Tips Berhenti Menjadi Workaholic

Share :

Pernahkah kita menjumpai seorang atasan, rekan kerja atau diri kita sendiri terlalu terobsesi, selalu memotivasi, mendorong secara berlebihan untuk kerja keras dan kerja lebih keras lagi.





Asumsi yang telah tertanam adalah atasan menilai karyawan dari kerja kerasnya siang malam, dan tren dunia kerja saat ini mendukung hal tersebut. Semua sudah paham kerja keras. Namun, kerja keras yang berlebihan atau biasa dikenal dengan istilah workaholic mempunyai dampak negatif. Workaholic dapat menurunkan produktifitas kerja, hilangnya relasi dan keintiman antara karyawan dengan perusahaan tempatnya bekerja. 

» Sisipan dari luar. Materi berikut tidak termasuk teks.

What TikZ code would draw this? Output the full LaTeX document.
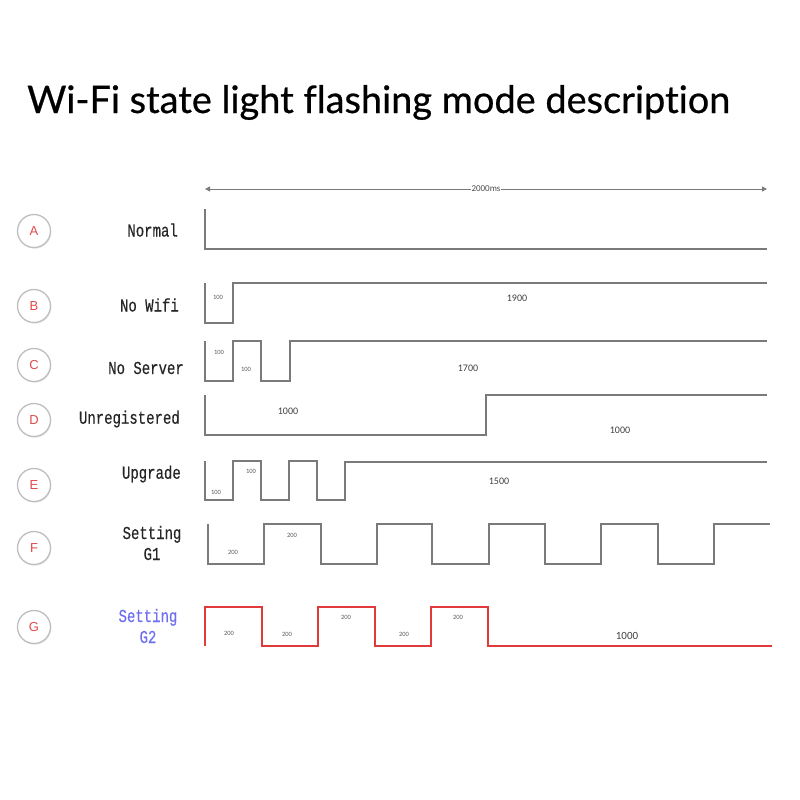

Workaholic mengandung pengertian seorang yang mempunyai obsesi kerja berlebihan, memilih untuk bekerja secara terus menerus dan memikirkan tempat kerjanya tanpa henti. Workaholisme di Jepang dikenal dengan istilah karoshi, kematian akibat "over-hardwork" mengakibatkan setidaknya 1000 kematian per tahun, 5% kematian akibat stroke dan serangan jantung di Jepang menimpa karyawan dibawah usia 60 tahun. Di Belanda timbul istilah leisure illnes -sebuah kondisi dimana karyawan merasakan sakit fisik saat akhir pekan dan liburan- diperkirakan menimpa 3% dari total populasi.


Laporan The Pew Foundation yang dimuat di New York Times mengungkapkan, "Kesempatan anak dari kelas bawah dan menengah untuk mendapat penghasilan lebih baik, tidak menunjukkan perubahan signifikan selama lebih dari 3 dekade terakhir". Hal ini menunjukkan bahwa meskipun dengan harapan, sikap positif dari kelas bawah dan menengah, "over-hardwork" atau kerja keras secara berlebihan tidak menjamin akan mampu mengangkat derajat ekonomi mereka. 


Sebagian besar waktu di hidup kita habiskan untuk bekerja, jadi buatlah batasan waktu dan pikiran yang tegas untuk pekerjaan. Buatlah tolak ukur dan klarifikasi kembali apa yang diinginkan perusahaan. Belajarlah mendelegasikan tugas pada departemen yang tepat. Hindari perfeksionis, terimalah segala batas kelebihan dan kekurangan kita, selama kita sudah berusaha berkontribusi secara optimal.


Pilihlah tempat kerja profesional dalam menjaga aset SDM yang dimiliki, pengupahan layak, benefit kesehatan misalkan kebersihan lingkungan, even kebugaran, rekreasi tahunan, dsb. Bergabunglah dengan komunitas atau organisasi amal di luar tempat kerja, manfaatkan kreatifitas untuk mengukir prestasi dan mengembangkan wawasan di luar tempat kerja yang mampu menunjang pekerjaan utama dan karir kedepannya.